In strength training and/or body composition coaching, the terms used are Accumulation, Intensification and Peaking.
World-renowned strength coach Charles Poliquin was a fan of rotating between Accumulation and Intensification phases to get the best strength and muscle gains in an individual.
Accumulation
These phases would be your typical bodybuilding phases.
Typically an accumulation phase will include relatively higher rep ranges, moderate weights and shorter rest breaks designed to increase muscle damage with a resultant over-compensation in muscle mass.
Intensification
These phases target strength and neurological improvements which could then be carried into another accumulation phase for further muscle growth.
Typically an intensification phase will include fewer exercises, more sets of those exercises, heavier weights and more rest between sets.
You may have already noted the difference to the common, commercial approach which is to just keep trying to gain muscle month after month never deviating from the classic 8-12 rep range.
When training for a particular sport, the concept is similar in that we’re trying to develop a particular capacity that we can carry over to, and build off in the next phase.
For instance, in developing an annual plan for a triathlete, we would see the following phases:
Structure
This phase aims to work on weaknesses identified in previous races/seasons (mobility, strength, injury issues) as well as changes to metabolic performance such as fat utilisation as a fuel.

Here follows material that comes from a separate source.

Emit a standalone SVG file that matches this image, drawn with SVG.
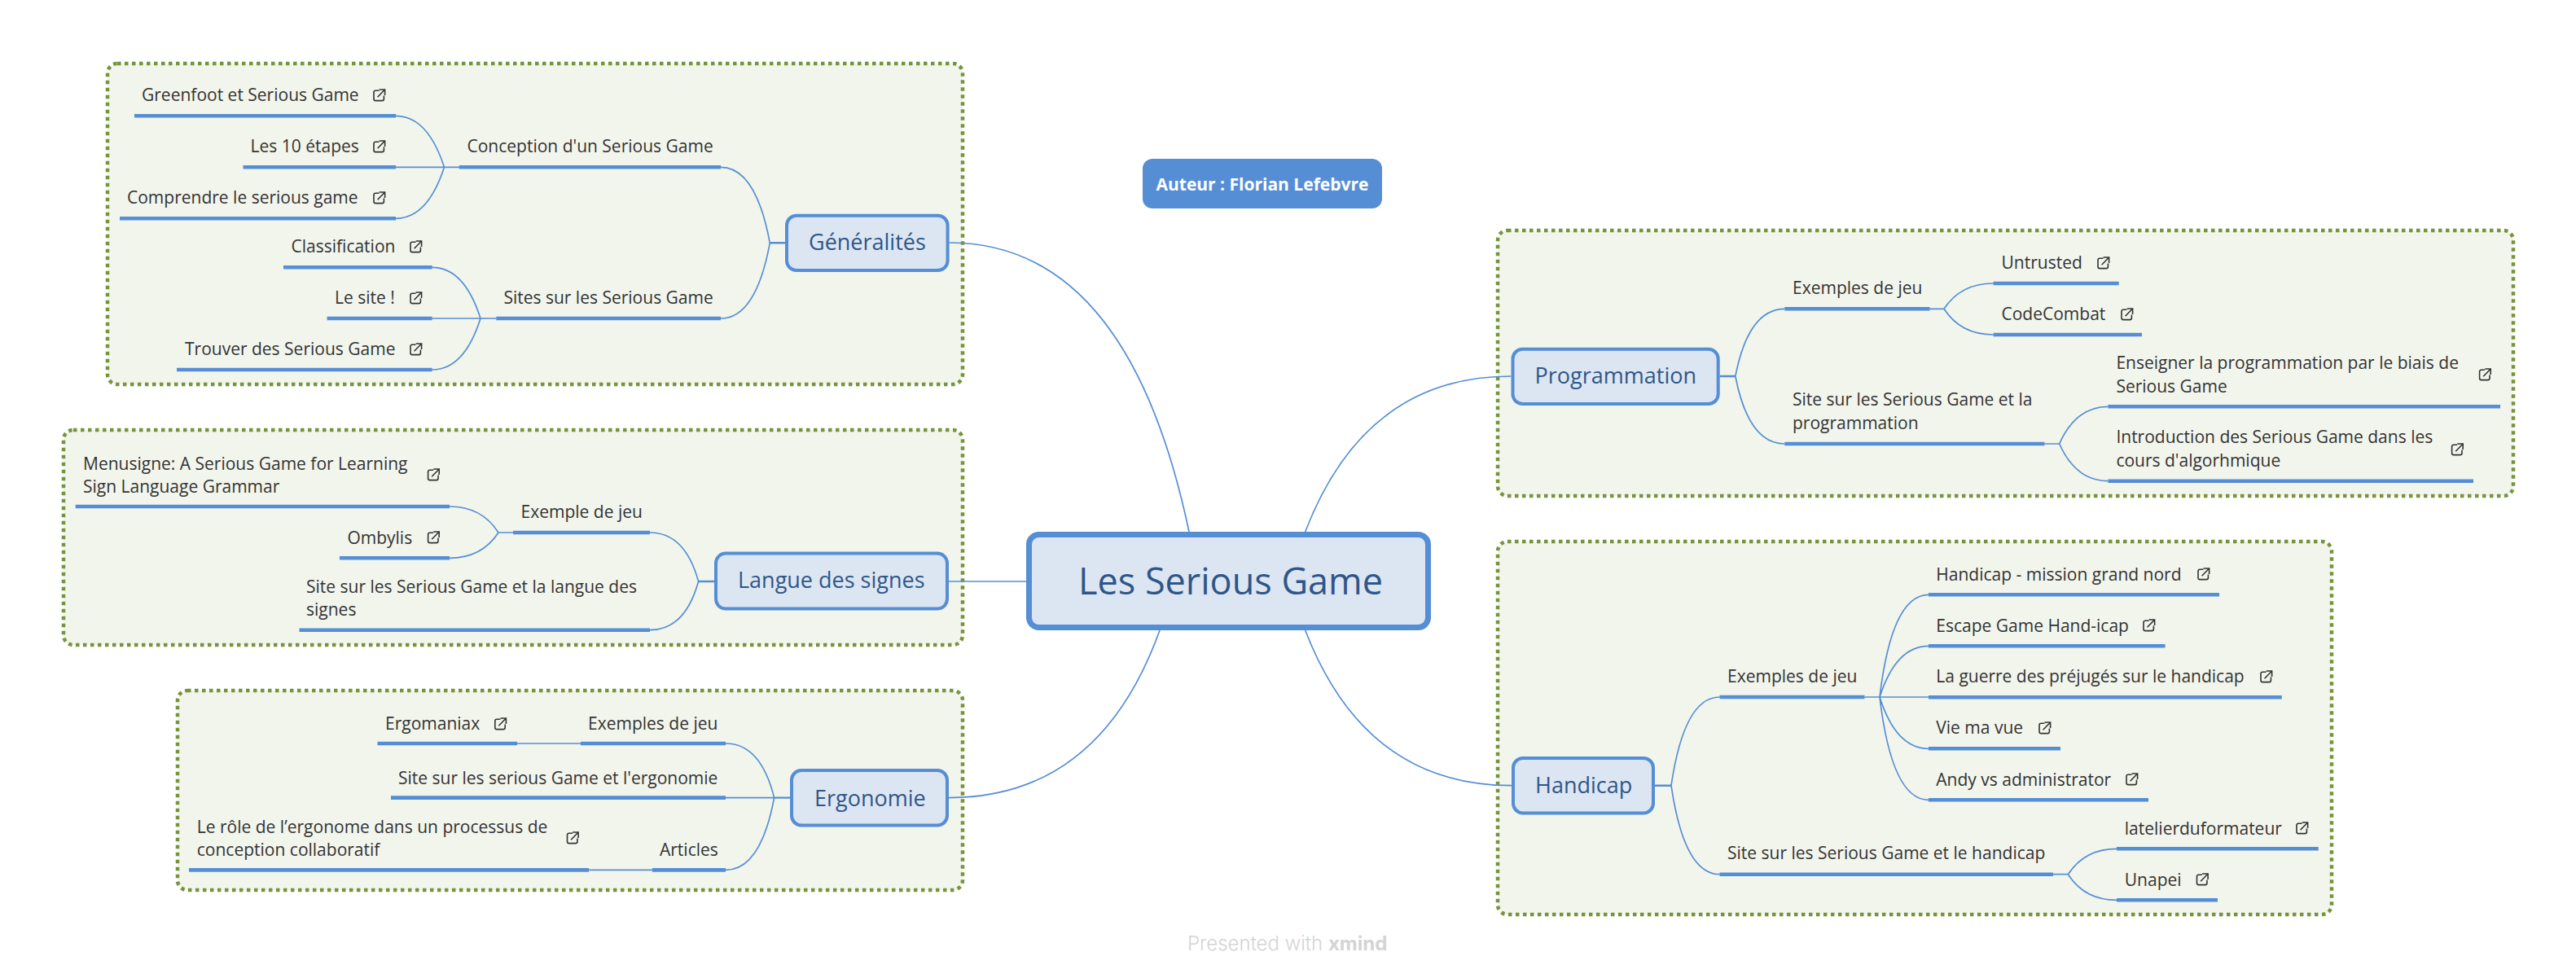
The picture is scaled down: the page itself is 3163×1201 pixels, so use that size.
<svg xmlns="http://www.w3.org/2000/svg" width="3163" height="1201" viewBox="0 0 3163 1201">
<style>
text{font-family:"Open Sans","Noto Sans","Liberation Sans",sans-serif}
.b{fill:#f2f5ec;stroke:#77933c;stroke-width:4.5;stroke-dasharray:4.5 4.5}
.c{fill:none;stroke:#558ed5;stroke-width:1.7}
.s{fill:none;stroke:#558ed5;stroke-width:2.4}
.u{fill:none;stroke:#558ed5;stroke-width:4.6}
.m{fill:#dce6f2;stroke:#558ed5;stroke-width:4}
.t{font-size:21px;fill:#333333}
.h{font-size:27px;fill:#2f5689}
.i{fill:none;stroke:#333333;stroke-width:1.6}
</style>
<defs>
<g id="lk"><path class="i" d="M7.5 2.3H3.2Q1 2.3 1 4.5V12.4Q1 14.6 3.2 14.6H11.2Q13.4 14.6 13.4 12.4V8.6"/><path class="i" d="M5.6 10.2L14.6 1M7.6 1H14.6V8"/></g>
</defs>
<rect width="3163" height="1201" fill="#ffffff"/>
<g id="boundaries">
<rect class="b" x="132" y="78" width="1050" height="394" rx="12"/>
<rect class="b" x="78" y="528" width="1104" height="264" rx="12"/>
<rect class="b" x="218" y="848" width="964" height="245" rx="12"/>
<rect class="b" x="1839" y="283" width="1247" height="326" rx="12"/>
<rect class="b" x="1839" y="665" width="1024" height="458" rx="12"/>
</g>
<g id="connectors">
<path class="c" d="M1165.6 298Q1385 298 1460 653"/>
<path class="c" d="M1165 714H1260"/>
<path class="c" d="M1165 979.6Q1350 979.6 1424 774"/>
<path class="c" d="M1602.7 653Q1676 462 1855.5 462"/>
<path class="c" d="M1602.7 774Q1676 964.7 1856 964.7"/>
<path class="s" d="M945.3 298.3H964M857.6 714H877M950.6 979.6H970M2111.7 462H2130.8M2032 964.7H2052"/>
<path class="c" d="M885 205.3Q928 205.3 945.3 298.3Q928 391 885 391"/>
<path class="c" d="M486 142.3Q525 142.3 545.5 205.3Q525 268.3 486 268.3M486 205.3H564"/>
<path class="c" d="M530.7 328.3Q570 328.3 590 391Q570 454 530.7 454M530.7 391H609.3"/>
<path class="c" d="M798 654Q841 654 857.6 714Q841 773.7 798 773.7"/>
<path class="c" d="M552 622Q591.6 622 612 654Q591.6 685.3 552 685.3M612 654H630"/>
<path class="c" d="M891 913Q934 913 950.6 979.6Q934 1068.4 891 1068.4M891 979.6H950.6"/>
<path class="c" d="M635 913H713M723 1068.4H801"/>
<path class="c" d="M2191.3 379.3Q2147 379.3 2130.8 462Q2147 545 2191.3 545"/>
<path class="c" d="M2447.5 348Q2407.5 348 2387 379.3Q2407.5 411 2447.5 411M2369.6 379.3H2387"/>
<path class="c" d="M2588.4 499.3Q2549 499.3 2528.7 545Q2549 590.7 2588.4 590.7M2510.5 545H2528.7"/>
<path class="c" d="M2111.5 856Q2068 856 2052 964.7Q2068 1073.7 2111.5 1073.7"/>
<path class="c" d="M2368 730.3Q2323 730.3 2308 856Q2323 982.3 2368 982.3M2368 793.3Q2328 793.3 2308 856Q2328 919.3 2368 919.3M2289.6 856H2368"/>
<path class="c" d="M2599 1042.3Q2559.7 1042.3 2539.4 1073.7Q2559.7 1105.3 2599 1105.3M2521 1073.7H2539.4"/>
</g>
<g id="note">
<rect x="1403" y="195" width="294" height="61" rx="12" fill="#558ed5"/>
<text x="1419.5" y="234" font-size="21" font-weight="700" fill="#ffffff">Auteur : Florian Lefebvre</text>
</g>
<g id="central">
<rect x="1263.5" y="656.5" width="490" height="114" rx="12" fill="#dce6f2" stroke="#558ed5" stroke-width="7"/>
<text x="1324" y="730" font-size="45" fill="#2f5689">Les Serious Game</text>
</g>
<g id="generalites"><rect class="m" x="966" y="264.7" width="197.6" height="67.3" rx="12"/><text class="h" x="993" y="307">Généralités</text></g>
<g id="conception"><path class="u" d="M563.7 205.3H885"/><text class="t" x="573.5" y="187.3">Conception d'un Serious Game</text></g>
<g id="greenfoot"><path class="u" d="M165 142.3H486"/><text class="t" x="174" y="124.3">Greenfoot et Serious Game</text><use href="#lk" x="458" y="109"/></g>
<g id="etapes"><path class="u" d="M298.5 205.3H486"/><text class="t" x="307.6" y="187.3">Les 10 étapes</text><use href="#lk" x="458" y="172"/></g>
<g id="comprendre"><path class="u" d="M147 268.3H486"/><text class="t" x="156" y="250.3">Comprendre le serious game</text><use href="#lk" x="458" y="235"/></g>
<g id="sites"><path class="u" d="M609.3 391H885"/><text class="t" x="618.4" y="373.3">Sites sur les Serious Game</text></g>
<g id="classification"><path class="u" d="M348 328.3H530.7"/><text class="t" x="357.5" y="310.3">Classification</text><use href="#lk" x="503" y="295"/></g>
<g id="lesite"><path class="u" d="M401.6 391H530.7"/><text class="t" x="411" y="373.3">Le site !</text><use href="#lk" x="503" y="358"/></g>
<g id="trouver"><path class="u" d="M217 454H530.7"/><text class="t" x="227" y="436.3">Trouver des Serious Game</text><use href="#lk" x="503" y="421"/></g>
<g id="langue"><rect class="m" x="879" y="679.6" width="284" height="68" rx="12"/><text class="h" x="906" y="722.4">Langue des signes</text></g>
<g id="exemple"><path class="u" d="M630 654H798"/><text class="t" x="639.5" y="636">Exemple de jeu</text></g>
<g id="menusigne"><path class="u" d="M92.7 622H552"/><text class="t" x="102" y="577">Menusigne: A Serious Game for Learning</text><text class="t" x="102" y="605">Sign Language Grammar</text><use href="#lk" x="524.6" y="575"/></g>
<g id="ombylis"><path class="u" d="M417 685.3H552"/><text class="t" x="426.4" y="667.7">Ombylis</text><use href="#lk" x="524.6" y="652"/></g>
<g id="sitelangue"><path class="u" d="M367.5 773.7H798"/><text class="t" x="376" y="727.8">Site sur les Serious Game et la langue des</text><text class="t" x="376" y="756">signes</text></g>
<g id="ergonomie"><rect class="m" x="972" y="946" width="191" height="67.5" rx="12"/><text class="h" x="1000" y="989.5">Ergonomie</text></g>
<g id="exemplesergo"><path class="u" d="M713 913H891"/><text class="t" x="722" y="896">Exemples de jeu</text></g>
<g id="ergomaniax"><path class="u" d="M463.5 913H635"/><text class="t" x="473" y="896">Ergomaniax</text><use href="#lk" x="606.8" y="881"/></g>
<g id="siteergo"><path class="u" d="M480 979.6H891"/><text class="t" x="489" y="963">Site sur les serious Game et l'ergonomie</text></g>
<g id="articles"><path class="u" d="M801 1068.4H891"/><text class="t" x="810" y="1051">Articles</text></g>
<g id="role"><path class="u" d="M232 1068.4H723"/><text class="t" x="241.8" y="1023">Le rôle de l’ergonome dans un processus de</text><text class="t" x="241.8" y="1051">conception collaboratif</text><use href="#lk" x="695.5" y="1021"/></g>
<g id="programmation"><rect class="m" x="1857.5" y="428.7" width="252.2" height="67.3" rx="12"/><text class="h" x="1884.6" y="471">Programmation</text></g>
<g id="exemplesprog"><path class="u" d="M2191.3 379.3H2369.6"/><text class="t" x="2201" y="361">Exemples de jeu</text></g>
<g id="untrusted"><path class="u" d="M2447.5 348H2601.7"/><text class="t" x="2457.5" y="330">Untrusted</text><use href="#lk" x="2575" y="315"/></g>
<g id="codecombat"><path class="u" d="M2447.5 411H2630"/><text class="t" x="2457.5" y="393">CodeCombat</text><use href="#lk" x="2604" y="378"/></g>
<g id="siteprog"><path class="u" d="M2191.3 545H2510.5"/><text class="t" x="2201" y="498">Site sur les Serious Game et la</text><text class="t" x="2201" y="527">programmation</text></g>
<g id="enseigner"><path class="u" d="M2588.4 499.3H3070"/><text class="t" x="2598.4" y="453">Enseigner la programmation par le biais de</text><text class="t" x="2598.4" y="481.7">Serious Game</text><use href="#lk" x="3043.6" y="452"/></g>
<g id="introduction"><path class="u" d="M2588.4 590.7H3037"/><text class="t" x="2598.4" y="544.3">Introduction des Serious Game dans les</text><text class="t" x="2598.4" y="573.3">cours d'algorhmique</text><use href="#lk" x="3009.6" y="544"/></g>
<g id="handicap"><rect class="m" x="1858" y="931" width="172" height="67.5" rx="12"/><text class="h" x="1885" y="974">Handicap</text></g>
<g id="exempleshand"><path class="u" d="M2111.5 856H2289.6"/><text class="t" x="2121" y="838">Exemples de jeu</text></g>
<g id="mission"><path class="u" d="M2368 730.3H2725"/><text class="t" x="2377.3" y="712.7">Handicap - mission grand nord</text><use href="#lk" x="2698" y="697"/></g>
<g id="escape"><path class="u" d="M2368 793.3H2658.6"/><text class="t" x="2377.3" y="775.7">Escape Game Hand-icap</text><use href="#lk" x="2631" y="760"/></g>
<g id="guerre"><path class="u" d="M2368 856.3H2801.8"/><text class="t" x="2377.3" y="838">La guerre des préjugés sur le handicap</text><use href="#lk" x="2775" y="823"/></g>
<g id="vie"><path class="u" d="M2368 919.3H2530"/><text class="t" x="2377.3" y="901">Vie ma vue</text><use href="#lk" x="2503" y="886"/></g>
<g id="andy"><path class="u" d="M2368 982.3H2638"/><text class="t" x="2377.3" y="964.7">Andy vs administrator</text><use href="#lk" x="2610" y="949"/></g>
<g id="sitehand"><path class="u" d="M2111.5 1073.7H2521"/><text class="t" x="2121" y="1055">Site sur les Serious Game et le handicap</text></g>
<g id="latelier"><path class="u" d="M2599 1042.3H2846.7"/><text class="t" x="2608.8" y="1024.7">latelierduformateur</text><use href="#lk" x="2819" y="1009"/></g>
<g id="unapei"><path class="u" d="M2599 1105.3H2723"/><text class="t" x="2608.8" y="1087.6">Unapei</text><use href="#lk" x="2696.5" y="1072"/></g>
<g id="credit"><text x="1458" y="1166.7" font-size="24" fill="#d4d4d4" style="font-family:Inter,'Open Sans',sans-serif;font-weight:300">Presented with <tspan font-weight="700">xmind</tspan></text></g>
</svg>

There would likely be more gym work and activity away from the sport.
Prep
Now we can move forward with an increase in training hours, building a massive endurance base with more Heart Rate Zone 2 work and some speed skills.
Base
Next, we increase the intensity of the endurance work, bring in some maximal strength training and start to develop more force and power.
Build
This phase sees further increases in intensity with more training in Heart Rate Zone 4 and 5 designed to take the handbrake off at the top end of performance.
Peak and Race
These are short periods of reduced volume to enable recovery before a race.
This method of Cyclical Prioritisation is based around an annual training plan and again, everything is always being trained but an emphasis is placed on one or two elements of the sport with a peak being achieved for the big race.
Within each phase the type of gym work, long-steady work and intervals will chance to elicit a particular response.
What about an All Round Athlete – someone who wants impressive levels of everything without competing or excelling in one particular sport such as powerlifting?
In this case, I would look to cycle the following:
Hypertrophy
Training to gain lean muscle tissue
Strength
Training the body to move heavier weights
Power
Training the body to move itself or external loads more quickly
Power Endurance
Training the body to be able to perform high intensity work repeatedly
Endurance
Training the body to be able to complete long bouts of work at a steady pace
Again, every program phase will contain most or all of these, but we choose to focus on one whistle maintaining the other one.
This may mean a greater number of sessions performed with a particular adaptation in mind or if time is more limited, the proportion of each session dedicated to a particular adaptation will increase or decrease around the objective.
Of course, all of the above necessarily considers many, many factors and requires a lot of questions to be asked before program design for any particular goal.
That’s where the magic lies!
This is why a program based on Cyclic Prioritisation produces superior results in the medium-to-long term compared to constant guesswork, switching between training methods or only training what you’re good at!
Whatever your goal, we need to reverse engineer it, program phases into the time we have, then maximise the impact of every week, every session, every set and every rep.
It doesn’t have to require any extra time or effort, but it needs to be more focused and productive.